◆ TASK OBJECTIVE ◆
From the entries below, list each line with "that".

◆ SUPPLIED MATERIAL ◆
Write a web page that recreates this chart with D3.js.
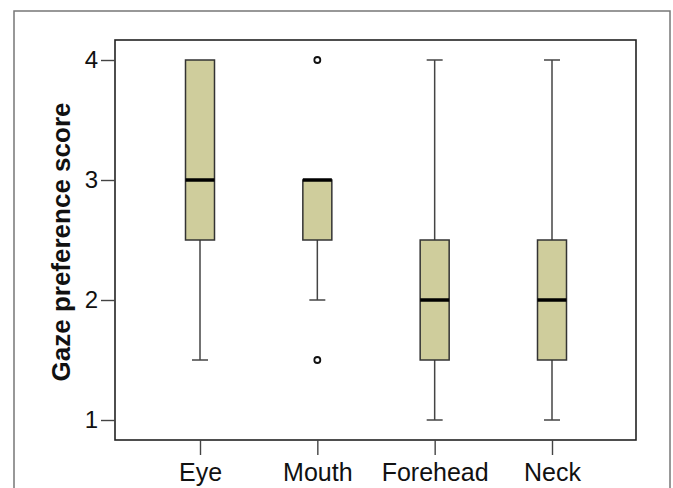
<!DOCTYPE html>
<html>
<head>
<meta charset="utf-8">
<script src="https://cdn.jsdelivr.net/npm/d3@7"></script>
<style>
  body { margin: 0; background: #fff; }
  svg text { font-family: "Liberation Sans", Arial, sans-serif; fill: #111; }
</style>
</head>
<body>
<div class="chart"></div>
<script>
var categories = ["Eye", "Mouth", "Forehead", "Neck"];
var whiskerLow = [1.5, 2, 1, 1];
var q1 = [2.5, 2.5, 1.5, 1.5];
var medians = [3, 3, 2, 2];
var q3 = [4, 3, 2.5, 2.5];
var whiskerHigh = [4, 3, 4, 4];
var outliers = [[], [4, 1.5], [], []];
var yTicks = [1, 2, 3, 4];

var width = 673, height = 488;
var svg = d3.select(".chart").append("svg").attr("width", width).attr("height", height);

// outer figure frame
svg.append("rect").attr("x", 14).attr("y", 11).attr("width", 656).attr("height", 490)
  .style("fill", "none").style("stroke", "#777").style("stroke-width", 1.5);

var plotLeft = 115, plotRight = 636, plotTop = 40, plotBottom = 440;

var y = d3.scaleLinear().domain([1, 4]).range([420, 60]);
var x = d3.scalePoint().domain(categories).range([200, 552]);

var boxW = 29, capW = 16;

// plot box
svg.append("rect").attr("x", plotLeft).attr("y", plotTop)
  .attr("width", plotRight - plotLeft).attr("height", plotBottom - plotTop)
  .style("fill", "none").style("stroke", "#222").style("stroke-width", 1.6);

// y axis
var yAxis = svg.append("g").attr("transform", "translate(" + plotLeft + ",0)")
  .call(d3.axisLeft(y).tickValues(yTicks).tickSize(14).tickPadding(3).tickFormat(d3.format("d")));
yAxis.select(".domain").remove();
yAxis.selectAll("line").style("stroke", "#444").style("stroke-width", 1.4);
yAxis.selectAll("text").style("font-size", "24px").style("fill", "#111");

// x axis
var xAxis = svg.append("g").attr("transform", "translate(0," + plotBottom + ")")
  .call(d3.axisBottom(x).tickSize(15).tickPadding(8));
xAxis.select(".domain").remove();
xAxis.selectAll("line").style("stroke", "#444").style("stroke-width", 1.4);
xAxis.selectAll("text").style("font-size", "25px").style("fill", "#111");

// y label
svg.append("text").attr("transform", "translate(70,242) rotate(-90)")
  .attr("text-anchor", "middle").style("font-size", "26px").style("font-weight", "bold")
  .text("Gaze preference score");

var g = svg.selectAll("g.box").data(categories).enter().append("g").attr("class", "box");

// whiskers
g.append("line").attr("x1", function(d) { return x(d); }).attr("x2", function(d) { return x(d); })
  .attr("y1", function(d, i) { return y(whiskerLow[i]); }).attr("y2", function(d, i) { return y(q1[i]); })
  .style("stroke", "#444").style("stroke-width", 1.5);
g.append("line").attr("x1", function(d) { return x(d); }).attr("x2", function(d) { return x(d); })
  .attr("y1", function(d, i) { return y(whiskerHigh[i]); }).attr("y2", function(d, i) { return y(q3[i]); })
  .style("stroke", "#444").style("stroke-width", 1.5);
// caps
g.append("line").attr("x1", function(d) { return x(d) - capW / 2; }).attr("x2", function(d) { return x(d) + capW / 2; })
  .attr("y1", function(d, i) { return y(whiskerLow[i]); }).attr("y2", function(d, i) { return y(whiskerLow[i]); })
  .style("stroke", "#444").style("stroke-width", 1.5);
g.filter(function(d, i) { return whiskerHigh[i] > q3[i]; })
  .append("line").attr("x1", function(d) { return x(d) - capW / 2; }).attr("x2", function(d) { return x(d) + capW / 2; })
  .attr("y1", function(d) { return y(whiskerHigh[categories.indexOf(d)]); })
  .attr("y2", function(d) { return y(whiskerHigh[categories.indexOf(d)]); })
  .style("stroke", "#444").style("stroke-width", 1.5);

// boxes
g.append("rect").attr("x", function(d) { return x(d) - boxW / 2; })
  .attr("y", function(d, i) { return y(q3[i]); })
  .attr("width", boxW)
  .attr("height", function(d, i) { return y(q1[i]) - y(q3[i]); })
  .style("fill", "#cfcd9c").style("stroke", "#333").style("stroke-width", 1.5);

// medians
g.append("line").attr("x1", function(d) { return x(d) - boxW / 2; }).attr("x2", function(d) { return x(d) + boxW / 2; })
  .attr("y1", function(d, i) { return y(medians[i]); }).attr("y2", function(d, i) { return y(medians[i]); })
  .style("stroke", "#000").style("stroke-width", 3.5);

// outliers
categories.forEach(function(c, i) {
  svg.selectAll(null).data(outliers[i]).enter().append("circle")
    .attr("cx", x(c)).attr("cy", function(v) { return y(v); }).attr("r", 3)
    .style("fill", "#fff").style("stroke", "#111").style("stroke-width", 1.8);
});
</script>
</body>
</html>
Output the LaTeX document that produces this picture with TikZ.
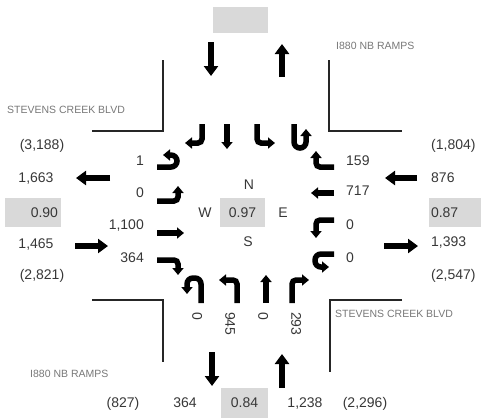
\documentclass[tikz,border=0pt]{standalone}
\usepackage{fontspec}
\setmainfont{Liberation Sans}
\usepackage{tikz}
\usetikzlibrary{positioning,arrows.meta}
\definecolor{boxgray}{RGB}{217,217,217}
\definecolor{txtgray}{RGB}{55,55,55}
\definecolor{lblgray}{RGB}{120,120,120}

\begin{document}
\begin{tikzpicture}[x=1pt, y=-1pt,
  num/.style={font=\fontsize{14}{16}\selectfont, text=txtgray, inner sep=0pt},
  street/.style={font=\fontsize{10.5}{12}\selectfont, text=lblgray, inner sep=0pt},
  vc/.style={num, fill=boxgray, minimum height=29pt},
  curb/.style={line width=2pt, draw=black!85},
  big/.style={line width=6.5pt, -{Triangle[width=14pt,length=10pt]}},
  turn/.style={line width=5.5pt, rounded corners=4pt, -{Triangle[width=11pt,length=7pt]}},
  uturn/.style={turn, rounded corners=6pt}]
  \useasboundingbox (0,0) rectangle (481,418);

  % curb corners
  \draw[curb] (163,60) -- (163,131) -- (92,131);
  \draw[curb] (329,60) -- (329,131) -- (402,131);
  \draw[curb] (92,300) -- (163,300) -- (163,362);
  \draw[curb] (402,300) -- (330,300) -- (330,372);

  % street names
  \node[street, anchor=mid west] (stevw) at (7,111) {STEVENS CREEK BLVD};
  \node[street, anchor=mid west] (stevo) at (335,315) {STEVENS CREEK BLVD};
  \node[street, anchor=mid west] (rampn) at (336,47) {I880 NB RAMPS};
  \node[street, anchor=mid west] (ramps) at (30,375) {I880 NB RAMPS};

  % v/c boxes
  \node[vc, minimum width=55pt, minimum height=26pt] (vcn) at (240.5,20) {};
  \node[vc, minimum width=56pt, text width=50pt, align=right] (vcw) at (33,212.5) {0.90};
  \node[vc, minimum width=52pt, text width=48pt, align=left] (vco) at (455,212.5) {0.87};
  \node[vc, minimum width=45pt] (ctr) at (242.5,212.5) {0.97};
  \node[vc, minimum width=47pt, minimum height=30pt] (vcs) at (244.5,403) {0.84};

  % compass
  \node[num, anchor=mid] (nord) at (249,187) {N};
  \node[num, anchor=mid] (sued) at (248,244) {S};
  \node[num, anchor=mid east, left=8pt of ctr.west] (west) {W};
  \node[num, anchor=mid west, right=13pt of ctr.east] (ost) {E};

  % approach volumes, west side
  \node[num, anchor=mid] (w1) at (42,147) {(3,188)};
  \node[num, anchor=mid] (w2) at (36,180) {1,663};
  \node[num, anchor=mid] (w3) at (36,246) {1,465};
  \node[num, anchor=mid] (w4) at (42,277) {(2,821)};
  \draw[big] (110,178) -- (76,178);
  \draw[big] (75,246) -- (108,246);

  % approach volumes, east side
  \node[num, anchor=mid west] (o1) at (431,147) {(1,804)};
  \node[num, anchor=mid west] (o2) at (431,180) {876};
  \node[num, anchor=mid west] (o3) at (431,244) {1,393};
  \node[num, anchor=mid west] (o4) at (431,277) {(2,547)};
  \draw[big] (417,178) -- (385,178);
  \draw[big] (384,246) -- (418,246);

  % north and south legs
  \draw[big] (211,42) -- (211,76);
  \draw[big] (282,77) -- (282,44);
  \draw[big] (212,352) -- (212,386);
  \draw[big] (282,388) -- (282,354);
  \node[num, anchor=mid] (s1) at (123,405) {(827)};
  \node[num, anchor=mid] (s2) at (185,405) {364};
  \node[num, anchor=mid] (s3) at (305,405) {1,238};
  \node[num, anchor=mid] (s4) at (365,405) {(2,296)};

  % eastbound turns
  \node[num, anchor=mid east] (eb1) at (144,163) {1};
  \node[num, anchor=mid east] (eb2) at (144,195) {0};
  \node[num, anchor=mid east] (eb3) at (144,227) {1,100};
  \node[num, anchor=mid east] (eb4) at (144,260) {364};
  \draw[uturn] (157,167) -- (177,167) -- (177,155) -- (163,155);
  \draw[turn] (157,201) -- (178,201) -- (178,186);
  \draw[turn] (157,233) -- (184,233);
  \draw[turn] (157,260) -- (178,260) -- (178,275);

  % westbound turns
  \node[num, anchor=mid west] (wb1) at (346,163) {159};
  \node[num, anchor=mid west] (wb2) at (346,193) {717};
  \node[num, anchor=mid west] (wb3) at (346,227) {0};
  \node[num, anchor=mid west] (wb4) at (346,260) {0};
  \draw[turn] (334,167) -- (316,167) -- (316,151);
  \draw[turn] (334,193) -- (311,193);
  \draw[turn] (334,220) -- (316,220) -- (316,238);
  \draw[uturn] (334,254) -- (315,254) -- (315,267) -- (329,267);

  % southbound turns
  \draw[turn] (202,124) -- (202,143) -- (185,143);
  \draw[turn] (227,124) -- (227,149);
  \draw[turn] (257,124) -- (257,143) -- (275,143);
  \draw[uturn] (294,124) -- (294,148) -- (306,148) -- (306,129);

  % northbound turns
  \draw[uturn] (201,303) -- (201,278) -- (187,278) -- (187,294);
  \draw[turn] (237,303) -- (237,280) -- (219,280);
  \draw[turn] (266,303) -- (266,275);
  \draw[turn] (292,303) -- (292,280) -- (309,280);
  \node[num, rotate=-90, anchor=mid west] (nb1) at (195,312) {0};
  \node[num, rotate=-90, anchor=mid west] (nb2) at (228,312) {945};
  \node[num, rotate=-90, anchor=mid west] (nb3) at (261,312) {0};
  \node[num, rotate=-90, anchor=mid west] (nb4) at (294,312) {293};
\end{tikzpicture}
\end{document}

==

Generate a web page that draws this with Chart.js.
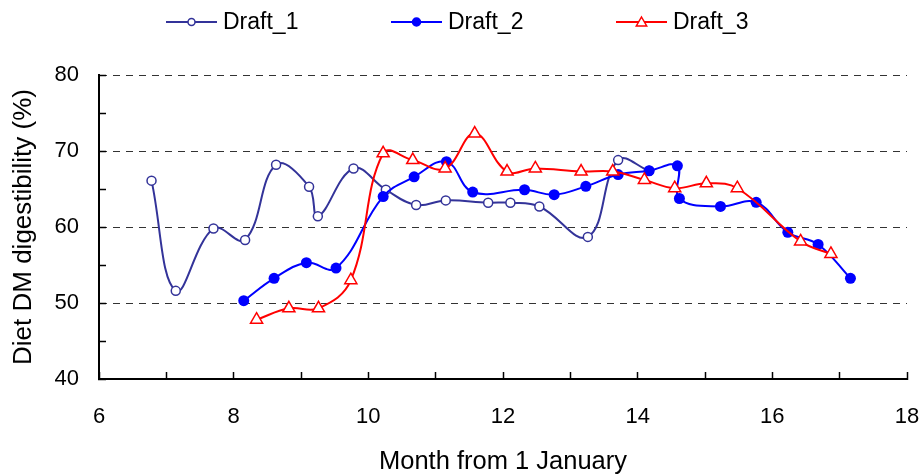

◆ FULL SOLUTION ◆
Write a web page that recreates this chart with D3.js.
Output the LaTeX document that produces this picture with TikZ.
Generate a web page that draws this with Chart.js.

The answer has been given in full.